Had to take the foregoing from memory.  Mr Ames, ague in his face

and come home from the office very early.  Has been

troubled with it several days.  Unpleasant this afternoon

Oakes Ames still had his head cold and came home early from work, something almost unheard of.  He was always on the go. Evelina, meanwhile, worked in the cook room preparing mince meat, a lengthy process that calls for a lot of chopping of meat and suet, not to mention the “stoning” of raisins.

Sarah Josepha Hale, intrepid editor of Godey’s Lady’s Book, had nothing nice to say about mince meat pies. In her book, The Good Housekeeper (1841), she urged American housewives to serve mincemeat only on special occasions:

“The custom of eating mince pies at Christmas, like that of plumb puddings, was too firmly rooted for the ‘Pilgrim fathers’ to abolish; so it would be vain for me to attempt it.  At Thanksgiving, too, they are considered indispensable; but I may be allowed to hope that during the remainder of the year, this rich, expensive and exceedingly unhealthy diet will be used very sparingly by all who wish to enjoy sound sleep or pleasant dreams.”

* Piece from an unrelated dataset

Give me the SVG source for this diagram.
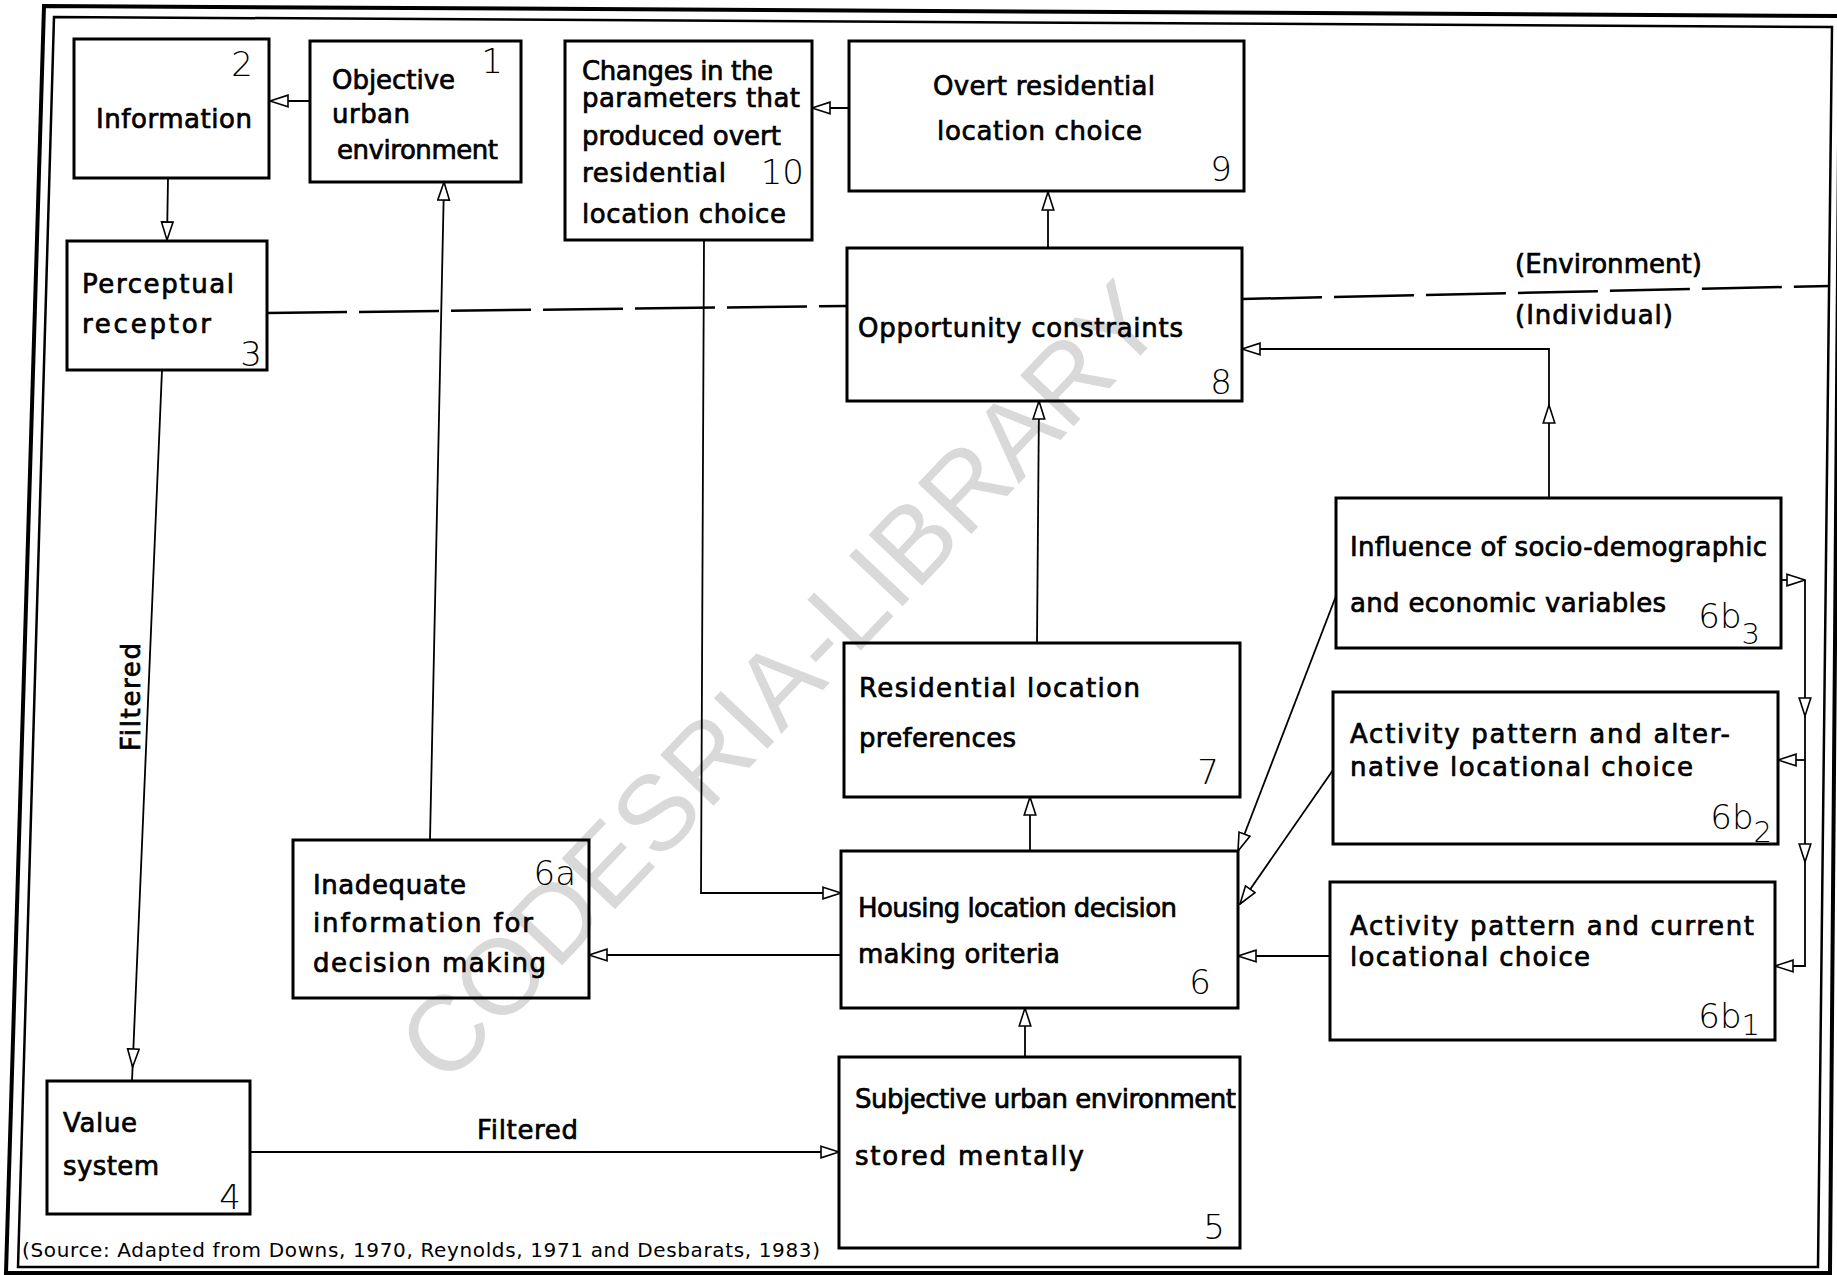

Evelina was a regular reader of  Godey’s Lady’s Book, but she paid scant attention to Mrs. Hale’s admonishment against mince meat pies.  She served them often; they were a familiar presence at the Ames dinner table.  Considering  the large family to be fed, including three physically active sons between ages 17 and 21, and the ready availability of meat and suet from the oxen provided by her father-in-law, it’s small wonder that Evelina turned to a dish that was hearty and filling.   Mincemeat was a standard in many farming families.